*Dataset excerpts*:
━━━━━━━━━━

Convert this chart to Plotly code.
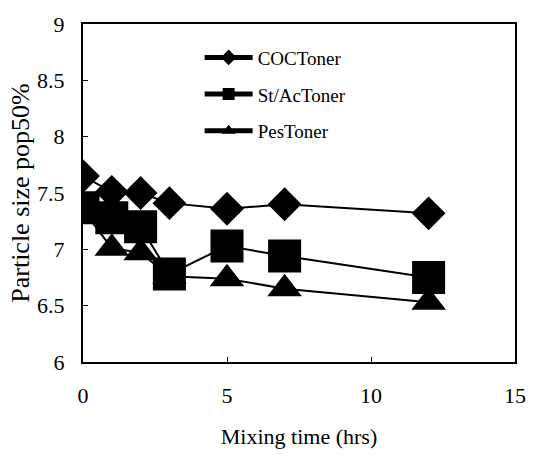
import plotly.graph_objects as go

# Data
mixing_time = [0, 1, 2, 3, 5, 7, 12]
coc_toner = [7.65, 7.51, 7.50, 7.41, 7.36, 7.40, 7.32]
stac_toner = [7.37, 7.28, 7.20, 6.78, 7.03, 6.94, 6.75]
pes_toner = [7.35, 7.01, 6.97, 6.76, 6.74, 6.65, 6.53]

series_names = ["COCToner", "St/AcToner", "PesToner"]
x_ticks = [0, 5, 10, 15]
y_ticks = [6, 6.5, 7, 7.5, 8, 8.5, 9]

FONT = "Liberation Serif"

fig = go.Figure()
specs = [
    (coc_toner, "diamond", 26),
    (stac_toner, "square", 33),
    (pes_toner, "triangle-up", 30),
]
for i, (vals, sym, sz) in enumerate(specs):
    fig.add_trace(go.Scatter(
        x=mixing_time, y=vals, name=series_names[i], mode="lines+markers",
        legendgroup=f"g{i}",
        line=dict(color="black", width=2),
        marker=dict(symbol=sym, size=sz, color="black", line=dict(width=0)),
    ))

axis_common = dict(
    showgrid=False, zeroline=False, showline=True, linecolor="black", linewidth=2,
    mirror=True, ticks="inside", ticklen=5, tickwidth=1, tickcolor="black",
    tickfont=dict(family=FONT, size=22, color="black"),
)

fig.update_layout(
    width=539, height=457,
    margin=dict(l=83, r=24, t=16, b=93),
    paper_bgcolor="white", plot_bgcolor="white",
    font=dict(family=FONT, color="black"),
    xaxis=dict(range=[0, 15], tickvals=x_ticks, ticklabelstandoff=13,
               title=dict(text="Mixing time (hrs)", font=dict(family=FONT, size=22), standoff=21),
               **axis_common),
    yaxis=dict(range=[6, 9], tickvals=y_ticks, ticktext=[f"{v:g}" for v in y_ticks],
               ticklabelstandoff=12,
               title=dict(text="Particle size pop50%", font=dict(family=FONT, size=26), standoff=0),
               **axis_common),
    showlegend=True,
    legend=dict(x=0.27, y=0.957, xanchor="left", yanchor="top",
                bgcolor="rgba(0,0,0,0)", borderwidth=0,
                font=dict(family=FONT, size=19, color="black"),
                itemsizing="constant", itemwidth=48, tracegroupgap=9,
                traceorder="grouped"),
)

fig.write_html("out.html")
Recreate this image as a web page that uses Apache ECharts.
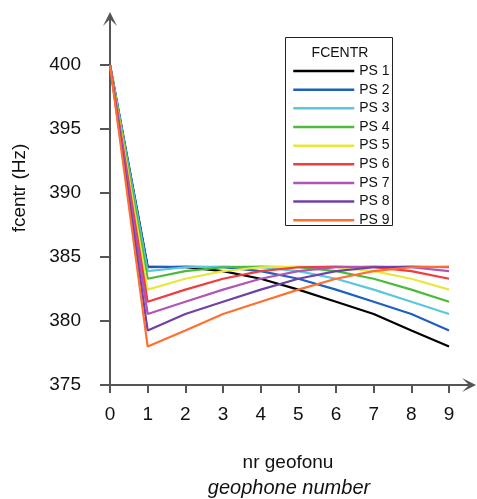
<!DOCTYPE html>
<html>
<head>
<meta charset="utf-8">
<script src="https://cdn.jsdelivr.net/npm/echarts@6/dist/echarts.min.js"></script>
<style>
html,body{margin:0;padding:0;background:#fff;}
#c{width:477px;height:499px;}
</style>
</head>
<body>
<div id="c"></div>
<script>
var geophones = [0, 1, 2, 3, 4, 5, 6, 7, 8, 9];
var seriesNames = ['PS 1', 'PS 2', 'PS 3', 'PS 4', 'PS 5', 'PS 6', 'PS 7', 'PS 8', 'PS 9'];
var ps1 = [400, 384.25, 384.2, 383.9, 383.3, 382.45, 381.5, 380.55, 379.25, 378.0];
var ps2 = [400, 384.2, 384.25, 384.2, 383.9, 383.3, 382.45, 381.5, 380.55, 379.25];
var ps3 = [400, 383.9, 384.2, 384.25, 384.2, 383.9, 383.3, 382.45, 381.5, 380.55];
var ps4 = [400, 383.3, 383.9, 384.2, 384.25, 384.2, 383.9, 383.3, 382.45, 381.5];
var ps5 = [400, 382.45, 383.3, 383.9, 384.2, 384.25, 384.2, 383.9, 383.3, 382.45];
var ps6 = [400, 381.5, 382.45, 383.3, 383.9, 384.2, 384.25, 384.2, 383.9, 383.3];
var ps7 = [400, 380.55, 381.5, 382.45, 383.3, 383.9, 384.2, 384.25, 384.2, 383.9];
var ps8 = [400, 379.25, 380.55, 381.5, 382.45, 383.3, 383.9, 384.2, 384.25, 384.2];
var ps9 = [400, 378.0, 379.25, 380.55, 381.5, 382.45, 383.3, 383.9, 384.2, 384.25];
var yTicks = [375, 380, 385, 390, 395, 400];
var xTicks = [0, 1, 2, 3, 4, 5, 6, 7, 8, 9];

var allSeries = [ps1, ps2, ps3, ps4, ps5, ps6, ps7, ps8, ps9];
var colors = ['#000000', '#1f5fbf', '#5cc6dc', '#4cba3c', '#e8e83c', '#f03c3c', '#b055b5', '#7040a8', '#ff7030'];
var FONT = '"Liberation Sans", Arial, sans-serif';
var AX = '#555555';
var arrowPath = 'path://M0,10 L5,0 L10,10 L5,5 Z';

var chart = echarts.init(document.getElementById('c'), null, {renderer: 'canvas'});
chart.setOption({
  animation: false,
  backgroundColor: '#ffffff',
  color: colors,
  grid: {left: 110, right: 8, top: 19, bottom: 114, containLabel: false},
  xAxis: {
    type: 'value', min: 0, max: 9.53,
    axisLine: {show: true, lineStyle: {color: AX, width: 2}, symbol: ['none', arrowPath], symbolSize: [16, 14]},
    axisTick: {show: true, length: 8, lineStyle: {color: AX, width: 2}, customValues: xTicks},
    axisLabel: {customValues: xTicks, margin: 20, fontSize: 19, color: '#111', fontFamily: FONT},
    splitLine: {show: false}
  },
  yAxis: {
    type: 'value', min: 375, max: 403.6,
    axisLine: {show: true, lineStyle: {color: AX, width: 2}, symbol: ['none', arrowPath], symbolSize: [16, 14]},
    axisTick: {show: true, length: 10, lineStyle: {color: AX, width: 2}, customValues: yTicks},
    axisLabel: {customValues: yTicks, margin: 29, fontSize: 19, color: '#111', fontFamily: FONT},
    splitLine: {show: false}
  },
  legend: {
    orient: 'vertical', left: 285, top: 38,
    padding: [26, 5, 4, 7],
    itemWidth: 61, itemHeight: 14, itemGap: 4.66,
    itemStyle: {opacity: 0},
    lineStyle: {width: 2.5},
    textStyle: {fontSize: 14, lineHeight: 14, color: '#111', fontFamily: FONT},
    data: seriesNames
  },
  graphic: [
    {type: 'rect', shape: {x: 285.5, y: 37.5, width: 107, height: 188}, style: {fill: 'none', stroke: '#222', lineWidth: 1}, z: 100},
    {type: 'text', x: 340, y: 53, style: {text: 'FCENTR', fontSize: 14, fontFamily: FONT, fill: '#111', align: 'center', verticalAlign: 'middle'}, z: 100},
    {type: 'text', x: 288, y: 463, style: {text: 'nr geofonu', fontSize: 19, fontFamily: FONT, fill: '#111', align: 'center', verticalAlign: 'middle'}},
    {type: 'text', x: 289, y: 488, style: {text: 'geophone number', fontSize: 20, fontStyle: 'italic', fontFamily: FONT, fill: '#111', align: 'center', verticalAlign: 'middle'}},
    {type: 'text', x: 20, y: 188, rotation: Math.PI / 2, style: {text: 'fcentr (Hz)', fontSize: 19, fontFamily: FONT, fill: '#111', align: 'center', verticalAlign: 'middle'}},
    {type: 'line', shape: {x1: 110, y1: 385, x2: 110, y2: 392}, style: {stroke: AX, lineWidth: 2}},
    {type: 'line', shape: {x1: 102, y1: 385, x2: 110, y2: 385}, style: {stroke: AX, lineWidth: 2}}
  ],
  series: allSeries.map(function (arr, i) {
    return {
      name: seriesNames[i],
      type: 'line',
      showSymbol: false,
      symbol: 'none',
      lineStyle: {width: 2.2, color: colors[i]},
      itemStyle: {color: colors[i]},
      data: geophones.map(function (g, j) { return [g, arr[j]]; })
    };
  })
});
</script>
</body>
</html>
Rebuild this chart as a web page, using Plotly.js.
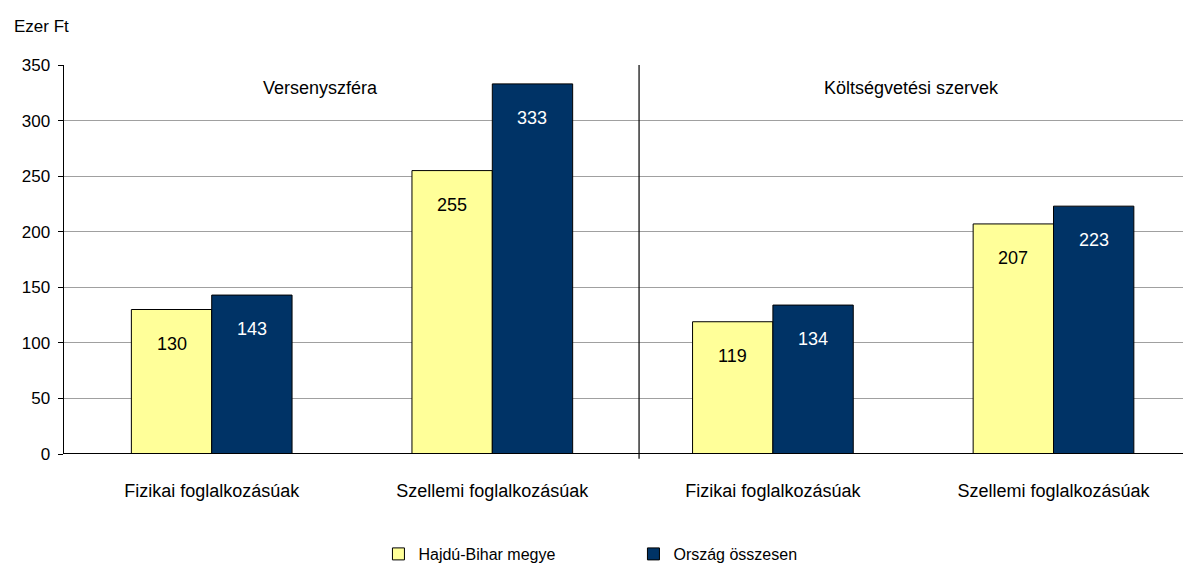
<!DOCTYPE html>
<html>
<head>
<meta charset="utf-8">
<script src="https://cdn.plot.ly/plotly-3.0.1.min.js"></script>
<style>html,body{margin:0;padding:0;background:#fff;}#chart{width:1183px;height:571px;}</style>
</head>
<body>
<div id="chart"></div>
<script>
var categories = ["Fizikai foglalkozásúak", "Szellemi foglalkozásúak", "Fizikai foglalkozásúak", "Szellemi foglalkozásúak"];
var sectors = ["Versenyszféra", "Költségvetési szervek"];
var hajduBihar = [130, 255, 119, 207];
var orszag = [143, 333, 134, 223];
var seriesNames = ["Hajdú-Bihar megye", "Ország összesen"];
var yTicks = [0, 50, 100, 150, 200, 250, 300, 350];

var ARIAL = 'Arial, "Liberation Sans", sans-serif';
var xs = categories.map(function(_, i){ return i; });
var groupW = 0.5727;
var off = groupW / 4;

var traces = [
  {type: 'bar', name: seriesNames[0], x: xs, y: hajduBihar,
   marker: {color: '#FFFF99', line: {color: '#000000', width: 1}}, hoverinfo: 'y'},
  {type: 'bar', name: seriesNames[1], x: xs, y: orszag,
   marker: {color: '#003366', line: {color: '#000000', width: 1}}, hoverinfo: 'y'}
];

var annotations = [];
xs.forEach(function(i){
  annotations.push({x: i - off, y: hajduBihar[i], xref: 'x', yref: 'y', text: String(hajduBihar[i]),
    showarrow: false, yshift: -34, yanchor: 'middle', font: {family: ARIAL, size: 18, color: '#000000'}});
  annotations.push({x: i + off, y: orszag[i], xref: 'x', yref: 'y', text: String(orszag[i]),
    showarrow: false, yshift: -34, yanchor: 'middle', font: {family: ARIAL, size: 18, color: '#FFFFFF'}});
});
annotations.push({x: 0.388, y: 0.941, xref: 'x', yref: 'paper', text: sectors[0], showarrow: false,
  xanchor: 'center', yanchor: 'middle', font: {family: ARIAL, size: 18, color: '#000'}});
annotations.push({x: 2.495, y: 0.941, xref: 'x', yref: 'paper', text: sectors[1], showarrow: false,
  xanchor: 'center', yanchor: 'middle', font: {family: ARIAL, size: 18, color: '#000'}});
annotations.push({x: -0.0465, y: 1.1, xref: 'paper', yref: 'paper', text: 'Ezer Ft', showarrow: false,
  xanchor: 'left', yanchor: 'middle', font: {family: ARIAL, size: 17, color: '#000'}});

var layout = {
  width: 1183, height: 571,
  margin: {l: 64, r: 0, t: 65, b: 116},
  paper_bgcolor: '#ffffff', plot_bgcolor: '#ffffff',
  barmode: 'group', bargap: 1 - groupW, bargroupgap: 0,
  showlegend: true,
  legend: {orientation: 'h', x: 0.281, xanchor: 'left', y: -0.257, yanchor: 'middle',
    entrywidth: 210, entrywidthmode: 'pixels', itemwidth: 30,
    font: {family: ARIAL, size: 16, color: '#000'}, bgcolor: 'rgba(0,0,0,0)'},
  xaxis: {range: [-0.5264, 3.4615], tickvals: xs, ticktext: categories, ticks: '',
    showgrid: false, zeroline: false, showline: false, ticklabelstandoff: 24,
    tickfont: {family: ARIAL, size: 18, color: '#000'}, fixedrange: true},
  yaxis: {range: [0, 350], tickvals: yTicks, ticks: 'outside', ticklen: 5, tickcolor: '#000', tickwidth: 1,
    showgrid: true, gridcolor: '#a0a0a0', gridwidth: 1, zeroline: false,
    showline: true, linecolor: '#000', linewidth: 1.5, ticklabelstandoff: 4,
    tickfont: {family: ARIAL, size: 17, color: '#000'}, fixedrange: true},
  shapes: [
    {type: 'line', xref: 'x', yref: 'paper', x0: 1.523, x1: 1.523, y0: -0.012, y1: 1, line: {color: '#000', width: 1.2}},
    {type: 'line', xref: 'paper', yref: 'y', x0: 0, x1: 1, y0: 0, y1: 0, line: {color: '#000', width: 2}}
  ],
  annotations: annotations
};

Plotly.newPlot('chart', traces, layout, {displayModeBar: false, staticPlot: true});
</script>
</body>
</html>
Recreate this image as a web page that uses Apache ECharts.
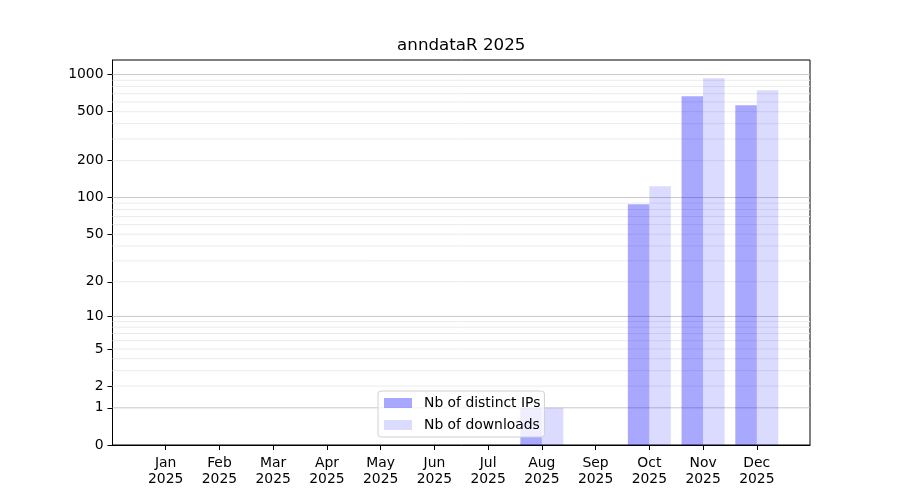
<!DOCTYPE html>
<html>
<head>
<meta charset="utf-8">
<script src="https://cdn.jsdelivr.net/npm/echarts@6/dist/echarts.min.js"></script>
<style>html,body{margin:0;padding:0;background:#fff}#c{width:900px;height:500px}</style>
</head>
<body>
<div id="c"></div>
<script>
const months = ['Jan','Feb','Mar','Apr','May','Jun','Jul','Aug','Sep','Oct','Nov','Dec'];
const yearLabel = '2025';
const distinctIPs = [0,0,0,0,0,0,0,1,0,88,667,564];
const downloads   = [0,0,0,0,0,0,0,1,0,124,933,746];
const yTickLabels = [0,1,2,5,10,20,50,100,200,500,1000];
const majorGrid = [1,10,100,1000];
const minorGrid = [2,3,4,5,6,7,8,9,20,30,40,50,60,70,80,90,200,300,400,500,600,700,800,900];

const tf = v => Math.log10(v + 1);
const FONT = 'DejaVu Sans';
const yMax = tf(Math.max(...downloads, ...distinctIPs)) * 1.05;
const xMin = -0.99, xMax = 11.99;

// [start x, y, end x, isMajor]
const gridData = [].concat(
  minorGrid.map(v => [xMin, tf(v), xMax, 0]),
  majorGrid.map(v => [xMin, tf(v), xMax, 1])
);

const chart = echarts.init(document.getElementById('c'));
chart.setOption({
  animation: false,
  graphic: [{
    type: 'text', x: 461.25, y: 46, silent: true,
    style: {text: 'anndataR ' + yearLabel, align: 'center', verticalAlign: 'middle',
      font: '16.7px "DejaVu Sans"', fill: '#000'}
  }],
  legend: {
    orient: 'vertical', left: 378, bottom: 63,
    itemWidth: 28, itemHeight: 10, itemGap: 8,
    padding: [5, 4, 5, 6],
    borderColor: '#d0d0d0', borderWidth: 1, borderRadius: 3,
    backgroundColor: 'rgba(255,255,255,0.8)',
    textStyle: {fontFamily: FONT, fontSize: 13.9, color: '#000', padding: [0, 0, 0, 7]},
    data: [{name: 'Nb of distinct IPs', icon: 'rect'}, {name: 'Nb of downloads', icon: 'rect'}]
  },
  grid: {left: 112.5, right: 90, top: 60, bottom: 55, show: true, borderColor: '#000', borderWidth: 1, backgroundColor: 'transparent'},
  xAxis: {
    type: 'value', min: xMin, max: xMax,
    axisLine: {show: true, onZero: false, lineStyle: {color: '#000'}},
    axisTick: {show: true, length: 5, lineStyle: {color: '#000'}, customValues: months.map((m, i) => i)},
    axisLabel: {
      customValues: months.map((m, i) => i), margin: 10,
      fontFamily: FONT, fontSize: 13.9, color: '#000', lineHeight: 16,
      formatter: v => months[Math.round(v)] + '\n' + yearLabel
    },
    splitLine: {show: false}
  },
  yAxis: {
    type: 'value', min: 0, max: yMax,
    axisLine: {show: true, onZero: false, lineStyle: {color: '#000'}},
    axisTick: {show: true, length: 5, lineStyle: {color: '#000'}, customValues: yTickLabels.map(tf)},
    axisLabel: {
      customValues: yTickLabels.map(tf), margin: 9,
      fontFamily: FONT, fontSize: 13.9, color: '#000',
      formatter: v => String(Math.round(Math.pow(10, v) - 1))
    },
    splitLine: {show: false}
  },
  series: [
    {
      name: 'grid', type: 'custom', silent: true, z: 1, clip: false,
      encode: {x: 0, y: 1},
      data: gridData,
      renderItem: (params, api) => {
        const p1 = api.coord([api.value(0), api.value(1)]);
        const p2 = api.coord([api.value(2), api.value(1)]);
        return {
          type: 'line',
          shape: {x1: p1[0], y1: p1[1], x2: p2[0], y2: p2[1]},
          style: {stroke: api.value(3) ? '#c8c8c8' : '#ebebeb', lineWidth: 1}
        };
      }
    },
    {
      name: 'Nb of distinct IPs', type: 'bar', barWidth: 21.5, barGap: '0%',
      itemStyle: {color: 'rgba(0,0,255,0.34)'},
      data: distinctIPs.map((v, i) => [i, tf(v)]), z: 3
    },
    {
      name: 'Nb of downloads', type: 'bar', barWidth: 21.5, barGap: '0%',
      itemStyle: {color: 'rgba(0,0,255,0.14)'},
      data: downloads.map((v, i) => [i, tf(v)]), z: 3
    }
  ]
});
</script>
</body>
</html>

━━━━━━━━━━

*Aim of the exercise*:
Extract exactly the lines running from the line containing "Rebuild this chart" to the line containing "var off = groupW / 4;", with both end lines included and all pictures left out.

*Solution to the problem*:
Rebuild this chart as a web page, using Plotly.js.
<!DOCTYPE html>
<html>
<head>
<meta charset="utf-8">
<script src="https://cdn.plot.ly/plotly-3.0.1.min.js"></script>
<style>html,body{margin:0;padding:0;background:#fff;}#chart{width:1183px;height:571px;}</style>
</head>
<body>
<div id="chart"></div>
<script>
var categories = ["Fizikai foglalkozásúak", "Szellemi foglalkozásúak", "Fizikai foglalkozásúak", "Szellemi foglalkozásúak"];
var sectors = ["Versenyszféra", "Költségvetési szervek"];
var hajduBihar = [130, 255, 119, 207];
var orszag = [143, 333, 134, 223];
var seriesNames = ["Hajdú-Bihar megye", "Ország összesen"];
var yTicks = [0, 50, 100, 150, 200, 250, 300, 350];

var ARIAL = 'Arial, "Liberation Sans", sans-serif';
var xs = categories.map(function(_, i){ return i; });
var groupW = 0.5727;
var off = groupW / 4;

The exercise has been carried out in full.